Sabine Winckler was the sole shareholder and director of Pantiles Investments Ltd, which had been incorporated to purchase a property owned and occupied by Peter Goldbart, a friend of Winckler. The property was purchased in February 2011 for £550,000, funded by a variety of loans, some of which were from entities and parties that were connected to Goldbart and his family.

Goldbart entered into a tenancy agreement with Pantiles and lived at the property with his family. In October 2011 Goldbart was made bankrupt. In June 2012 the property was sold to a third party for £899,000. In August 2015, Pantiles was wound up following a petition from uk tax authority HM Revenue and Customs (HMRC). The liquidator was of the view that Pantiles had been involved in a scheme to defraud the creditors of Goldbart and brought claims against Winckler for fraudulent trading under section 213 of the 1986 Insolvency Act (IA86) on the basis that she was "knowingly a party to the carrying on of the business of [Pantiles] with the intent to defraud the creditors of Goldbart" and for misfeasance under section 212 IA86.

During a case in the High Court in England the extent of Goldbart's control and influence over Pantiles became clear. Winckler effectively acted on Goldbart's instructions; he had access to the company's email address; instructed Winckler not to cooperate with his trustee in bankruptcy, and told her which creditors had to be paid once the property was sold. Winckler had even permitted the property to be used as security for a loan transaction designed to benefit Goldbart's wife, with no corporate benefit whatsoever claimed.

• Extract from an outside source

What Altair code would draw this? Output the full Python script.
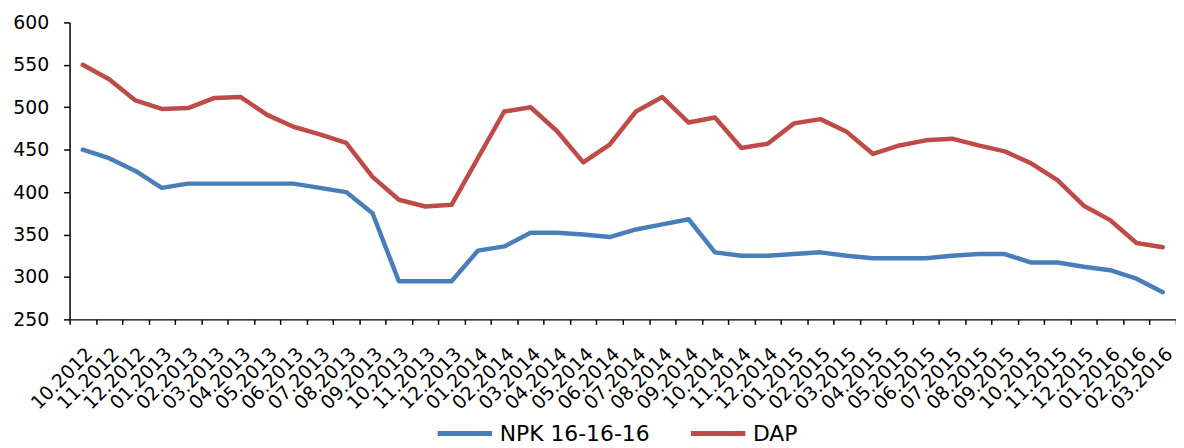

In addition, there was no evidence that any money had actually been received from one of the companies that apparently lent money to Pantiles to purchase the property.

A claim for fraudulent trading can be brought if during the course of a winding-up it "appears that any business of the company has been carried on with the intent to defraud creditors of the company or creditors of any other person or for any fraudulent purpose".

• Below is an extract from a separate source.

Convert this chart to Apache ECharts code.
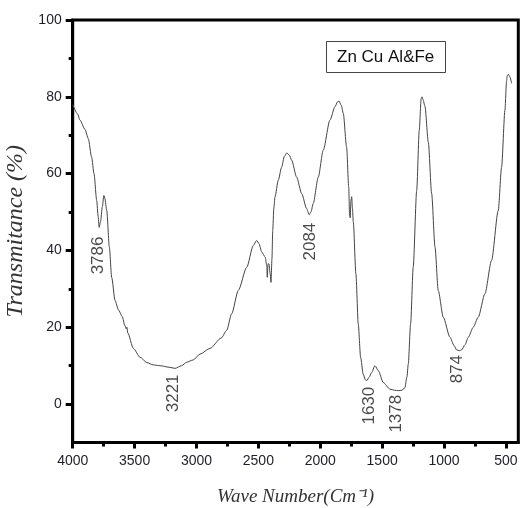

The court may declare any persons who were "knowingly parties" to the fraudulent activities to contribute to the company's assets. Winckler disputed that she was knowingly a party. Winckler's explanation was that she had been duped by Goldbart. She had intended to purchase a property to provide a retirement income for herself but when she was unable to obtain a mortgage, Goldbart offered her a solution in the form of Pantiles and arranged the finance. She claimed that she did not know of Goldbart's impending bankruptcy until Goldbart's trustee in bankruptcy told her when investigating the sale of the property, some time after the transaction had completed.

The test for knowledge for the purposes of fraudulent trading was set out in Morris v. Bank of India [2004] BCC 404. It requires that:

  • the defendant actually realised from the their own observation or what they were told that the purpose of the transaction was to defraud creditors - but the defendant does not need to know every detail of the fraud
  • the knowledge has to be contemporaneous with the transaction - hindsight is not enough
  • knowledge can include "blind eye" knowledge i.e. "shutting one's eyes to the obvious"

Section 213 does not specifically require dishonesty, but it follows that if a party has knowledge of a fraud they are dishonest. The court applied the criminal test for dishonestly set out in Ivey v Genting Casinos (UK) Ltd (trading as Crockfords Club) [2018] AC 391 that first the actual state of mind of the defendant as to knowledge or belief of facts has to be established and then the question of whether the conduct was dishonest is to be determined by applying the objective standard of "ordinary decent people". There is no requirement that the defendant must appreciate that what they have done, by that objective standard, is dishonest.

The court found that Winckler had been aware of Goldbart's financial difficulties and her explanations regarding the structure of the transaction and arrangements with Goldbart were improbable. Winckler was, the court said, a knowing party to an attempt to conceal the property and the proceeds of its sale from Goldbart’s creditors from the outset. She had, therefore, engaged in fraudulent trading within the meaning of section 213.

The court also ruled that, in any event, Winckler had been in breach of her duties to act in the best interests of Pantiles, to consider the interests of the company's creditors and to exercise independent judgement. She had operated Pantiles in a manner that no honest director would, and simply followed Goldbart's instructions. Therefore, she was liable for misfeasance under section 212.

It is rare for fraudulent trading claims to be brought by office holders, but this case is a reminder that in the right circumstances they can be successful.